Communicating is an active process made up of three continuous and mutually reinforcing actions. It starts with listening, but involves equal parts learning and sharing. Doing all three well requires intentionality, focus and time.

Once your organization has realized its brand, embraced its culture and weighed its strategic choices, you are ready to lean into the most active stage of the communication process.

That process starts with listening — something organizations must do in order to truly understand the context in which they will be communicating. Those who listen best are very intentional about opening their organizational ears to try and understand the nuanced environment in which their words and actions will be received.

Good listeners listen to understand, not to respond. Until you establish consistent methods for listening to, and truly hearing, what’s going on around you, there is a high likelihood that your outbound efforts — proactive communications — may miss their desired target.

Listening can take many forms: paying attention to news cycles, participating actively in social media, running regular focus groups or opinion polls, routinizing evaluations and self-assessments, convening stakeholders, or even meeting donors over coffee for advice. Online data gathering tools like SurveyMonkey offer quick, inexpensive options for tracking the pulse of your stakeholders or customers, while resources like the Center for Effective Philanthropy’s Grantee Perception Reports provide deeper, more focused methods for understanding how your actions, choices and methods are landing with grantees.

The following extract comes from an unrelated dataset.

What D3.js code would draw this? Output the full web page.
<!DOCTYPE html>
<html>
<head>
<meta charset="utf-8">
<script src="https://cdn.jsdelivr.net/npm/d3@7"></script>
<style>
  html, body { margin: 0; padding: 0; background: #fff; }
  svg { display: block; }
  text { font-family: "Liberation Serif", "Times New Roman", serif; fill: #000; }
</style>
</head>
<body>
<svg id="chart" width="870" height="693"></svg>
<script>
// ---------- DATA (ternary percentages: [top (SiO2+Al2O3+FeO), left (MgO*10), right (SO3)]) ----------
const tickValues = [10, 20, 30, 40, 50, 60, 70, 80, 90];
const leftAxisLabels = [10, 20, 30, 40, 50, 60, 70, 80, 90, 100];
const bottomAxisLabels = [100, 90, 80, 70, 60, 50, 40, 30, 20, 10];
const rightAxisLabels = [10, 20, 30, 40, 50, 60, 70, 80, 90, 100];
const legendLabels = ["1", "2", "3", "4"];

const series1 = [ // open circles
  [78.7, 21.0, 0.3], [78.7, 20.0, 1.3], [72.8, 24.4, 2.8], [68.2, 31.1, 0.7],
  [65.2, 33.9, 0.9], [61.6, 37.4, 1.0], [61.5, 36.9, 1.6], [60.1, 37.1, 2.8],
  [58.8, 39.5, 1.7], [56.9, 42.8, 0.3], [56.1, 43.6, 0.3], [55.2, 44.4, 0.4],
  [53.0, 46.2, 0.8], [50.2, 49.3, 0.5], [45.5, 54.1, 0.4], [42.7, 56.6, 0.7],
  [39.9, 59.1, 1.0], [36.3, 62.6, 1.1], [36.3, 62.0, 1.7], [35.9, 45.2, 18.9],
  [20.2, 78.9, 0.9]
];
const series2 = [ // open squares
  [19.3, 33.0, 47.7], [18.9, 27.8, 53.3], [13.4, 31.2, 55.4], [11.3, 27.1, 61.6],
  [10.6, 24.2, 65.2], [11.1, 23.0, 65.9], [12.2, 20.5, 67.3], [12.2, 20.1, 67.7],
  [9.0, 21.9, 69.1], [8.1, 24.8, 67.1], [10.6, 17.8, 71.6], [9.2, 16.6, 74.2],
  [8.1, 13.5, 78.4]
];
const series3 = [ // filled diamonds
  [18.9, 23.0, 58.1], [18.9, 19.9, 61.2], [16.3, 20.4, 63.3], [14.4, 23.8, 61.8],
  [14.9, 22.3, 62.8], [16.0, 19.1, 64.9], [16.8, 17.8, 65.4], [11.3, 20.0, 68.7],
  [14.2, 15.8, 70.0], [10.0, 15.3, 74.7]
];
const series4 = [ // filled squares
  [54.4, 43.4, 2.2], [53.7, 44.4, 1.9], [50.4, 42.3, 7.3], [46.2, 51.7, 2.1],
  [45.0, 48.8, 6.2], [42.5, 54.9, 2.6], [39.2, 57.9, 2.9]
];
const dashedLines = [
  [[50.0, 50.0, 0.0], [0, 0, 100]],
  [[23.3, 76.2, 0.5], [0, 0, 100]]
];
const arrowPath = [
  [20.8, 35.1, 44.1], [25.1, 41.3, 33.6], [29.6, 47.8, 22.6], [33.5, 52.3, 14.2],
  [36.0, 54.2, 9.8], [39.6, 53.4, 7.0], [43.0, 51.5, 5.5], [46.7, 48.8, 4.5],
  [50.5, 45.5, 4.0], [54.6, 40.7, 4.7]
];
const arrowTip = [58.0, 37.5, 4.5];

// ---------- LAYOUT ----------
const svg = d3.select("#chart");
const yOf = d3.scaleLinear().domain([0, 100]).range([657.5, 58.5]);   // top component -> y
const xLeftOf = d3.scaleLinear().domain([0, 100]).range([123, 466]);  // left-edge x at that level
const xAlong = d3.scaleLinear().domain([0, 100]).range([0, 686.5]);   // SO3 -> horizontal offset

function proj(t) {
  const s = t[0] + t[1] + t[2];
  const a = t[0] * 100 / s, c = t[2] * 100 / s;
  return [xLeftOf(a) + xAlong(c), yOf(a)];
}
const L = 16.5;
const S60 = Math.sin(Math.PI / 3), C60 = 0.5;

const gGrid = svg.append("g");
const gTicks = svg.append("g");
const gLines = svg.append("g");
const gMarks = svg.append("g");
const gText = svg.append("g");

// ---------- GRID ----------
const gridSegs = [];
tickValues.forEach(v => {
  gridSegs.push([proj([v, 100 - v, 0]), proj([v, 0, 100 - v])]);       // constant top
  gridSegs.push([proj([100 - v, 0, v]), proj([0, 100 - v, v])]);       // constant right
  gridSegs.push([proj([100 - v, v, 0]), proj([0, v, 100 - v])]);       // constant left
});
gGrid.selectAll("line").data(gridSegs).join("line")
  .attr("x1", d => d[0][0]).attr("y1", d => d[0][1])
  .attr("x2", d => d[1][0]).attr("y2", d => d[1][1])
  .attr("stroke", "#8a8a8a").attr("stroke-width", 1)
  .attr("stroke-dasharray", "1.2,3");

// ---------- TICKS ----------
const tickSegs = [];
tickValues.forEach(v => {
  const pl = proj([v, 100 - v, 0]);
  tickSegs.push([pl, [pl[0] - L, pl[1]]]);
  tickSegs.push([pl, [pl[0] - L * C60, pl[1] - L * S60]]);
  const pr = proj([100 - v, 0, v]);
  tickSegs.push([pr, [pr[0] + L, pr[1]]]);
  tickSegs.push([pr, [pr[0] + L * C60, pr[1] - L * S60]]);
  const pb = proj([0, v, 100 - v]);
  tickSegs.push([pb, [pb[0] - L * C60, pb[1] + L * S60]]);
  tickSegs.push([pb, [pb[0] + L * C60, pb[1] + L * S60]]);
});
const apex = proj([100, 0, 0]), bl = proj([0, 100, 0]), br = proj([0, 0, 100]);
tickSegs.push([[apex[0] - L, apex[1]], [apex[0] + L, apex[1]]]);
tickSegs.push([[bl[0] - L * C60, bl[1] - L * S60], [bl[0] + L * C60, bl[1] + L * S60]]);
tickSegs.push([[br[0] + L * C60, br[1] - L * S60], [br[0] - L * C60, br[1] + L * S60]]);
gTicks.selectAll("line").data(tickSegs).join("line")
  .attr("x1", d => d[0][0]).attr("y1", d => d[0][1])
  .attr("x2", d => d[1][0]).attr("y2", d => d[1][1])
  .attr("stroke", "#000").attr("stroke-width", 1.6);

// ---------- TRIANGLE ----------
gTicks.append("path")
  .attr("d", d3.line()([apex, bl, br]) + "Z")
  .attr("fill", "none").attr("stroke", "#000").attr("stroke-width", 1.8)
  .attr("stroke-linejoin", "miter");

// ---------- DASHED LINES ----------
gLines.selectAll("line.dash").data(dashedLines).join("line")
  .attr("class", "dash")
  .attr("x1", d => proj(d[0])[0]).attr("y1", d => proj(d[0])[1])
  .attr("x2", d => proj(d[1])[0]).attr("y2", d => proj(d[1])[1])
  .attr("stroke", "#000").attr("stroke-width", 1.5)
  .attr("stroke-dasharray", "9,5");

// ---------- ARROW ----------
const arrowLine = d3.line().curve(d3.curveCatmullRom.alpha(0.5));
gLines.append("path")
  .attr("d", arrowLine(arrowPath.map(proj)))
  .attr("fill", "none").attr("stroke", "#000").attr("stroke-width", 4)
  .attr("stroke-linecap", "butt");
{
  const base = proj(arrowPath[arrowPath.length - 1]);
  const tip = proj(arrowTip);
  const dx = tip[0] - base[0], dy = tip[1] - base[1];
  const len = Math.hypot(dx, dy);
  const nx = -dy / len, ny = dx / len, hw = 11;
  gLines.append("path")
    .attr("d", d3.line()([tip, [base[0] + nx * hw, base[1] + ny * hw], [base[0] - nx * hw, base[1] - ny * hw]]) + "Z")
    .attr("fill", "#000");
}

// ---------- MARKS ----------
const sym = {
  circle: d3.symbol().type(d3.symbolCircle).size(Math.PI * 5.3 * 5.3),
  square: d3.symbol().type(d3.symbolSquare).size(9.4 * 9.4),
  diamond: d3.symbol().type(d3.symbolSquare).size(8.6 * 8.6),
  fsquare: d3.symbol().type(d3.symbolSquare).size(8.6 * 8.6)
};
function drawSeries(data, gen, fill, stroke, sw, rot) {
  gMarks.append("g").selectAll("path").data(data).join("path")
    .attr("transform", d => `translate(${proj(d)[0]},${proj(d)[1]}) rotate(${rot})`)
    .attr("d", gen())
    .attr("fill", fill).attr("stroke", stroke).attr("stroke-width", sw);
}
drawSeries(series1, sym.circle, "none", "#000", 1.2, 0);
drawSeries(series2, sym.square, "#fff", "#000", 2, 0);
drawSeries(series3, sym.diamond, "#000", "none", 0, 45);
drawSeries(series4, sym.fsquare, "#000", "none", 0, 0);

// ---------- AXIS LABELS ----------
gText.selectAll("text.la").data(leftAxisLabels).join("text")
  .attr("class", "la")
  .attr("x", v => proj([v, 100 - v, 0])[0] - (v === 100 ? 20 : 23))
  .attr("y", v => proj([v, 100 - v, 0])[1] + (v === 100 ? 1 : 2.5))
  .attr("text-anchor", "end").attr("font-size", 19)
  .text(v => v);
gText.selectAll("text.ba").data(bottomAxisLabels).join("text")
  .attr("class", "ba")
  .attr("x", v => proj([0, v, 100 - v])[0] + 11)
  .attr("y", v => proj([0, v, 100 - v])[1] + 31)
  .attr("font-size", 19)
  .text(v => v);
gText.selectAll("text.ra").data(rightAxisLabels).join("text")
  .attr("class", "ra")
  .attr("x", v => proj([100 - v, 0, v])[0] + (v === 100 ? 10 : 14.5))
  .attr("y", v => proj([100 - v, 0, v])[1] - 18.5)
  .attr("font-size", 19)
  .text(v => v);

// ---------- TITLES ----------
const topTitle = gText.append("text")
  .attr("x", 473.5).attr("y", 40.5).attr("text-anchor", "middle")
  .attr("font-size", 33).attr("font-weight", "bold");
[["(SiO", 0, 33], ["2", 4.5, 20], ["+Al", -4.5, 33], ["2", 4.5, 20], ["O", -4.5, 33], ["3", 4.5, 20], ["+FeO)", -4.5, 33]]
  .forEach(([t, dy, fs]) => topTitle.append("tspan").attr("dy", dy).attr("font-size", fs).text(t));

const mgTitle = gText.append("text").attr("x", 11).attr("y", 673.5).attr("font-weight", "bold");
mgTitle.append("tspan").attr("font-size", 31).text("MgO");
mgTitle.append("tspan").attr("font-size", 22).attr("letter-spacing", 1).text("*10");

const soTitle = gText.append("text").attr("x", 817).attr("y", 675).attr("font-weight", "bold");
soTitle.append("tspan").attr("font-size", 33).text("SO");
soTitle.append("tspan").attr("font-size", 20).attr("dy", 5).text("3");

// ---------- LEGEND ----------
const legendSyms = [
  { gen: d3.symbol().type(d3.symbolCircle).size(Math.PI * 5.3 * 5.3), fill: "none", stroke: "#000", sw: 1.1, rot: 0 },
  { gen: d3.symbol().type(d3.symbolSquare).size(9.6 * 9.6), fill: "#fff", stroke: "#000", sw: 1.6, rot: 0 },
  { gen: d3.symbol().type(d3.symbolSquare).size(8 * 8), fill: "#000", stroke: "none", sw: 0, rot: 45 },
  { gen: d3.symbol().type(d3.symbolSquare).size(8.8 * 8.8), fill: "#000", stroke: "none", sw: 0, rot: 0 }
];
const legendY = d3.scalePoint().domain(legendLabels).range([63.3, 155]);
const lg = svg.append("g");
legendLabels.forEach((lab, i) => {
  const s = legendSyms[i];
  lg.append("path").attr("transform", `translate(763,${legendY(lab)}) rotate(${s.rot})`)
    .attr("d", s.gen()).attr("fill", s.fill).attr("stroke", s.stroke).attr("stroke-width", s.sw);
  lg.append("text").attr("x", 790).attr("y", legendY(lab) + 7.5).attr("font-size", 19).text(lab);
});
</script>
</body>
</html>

As the first step in the listening/learning/sharing cycle, listening also takes time. It is not something you do once, or once a year. It is not a box to be checked so that you can get on to the “real” business of talking. Think instead about how you can build listening tools into every communication action you take. Invite feedback and reader comments on your website. Share staff email addresses so people know where to find you. Follow up with grantees after they submit progress reports. And so on. The key is to be inquisitive, receptive and responsive in all you do.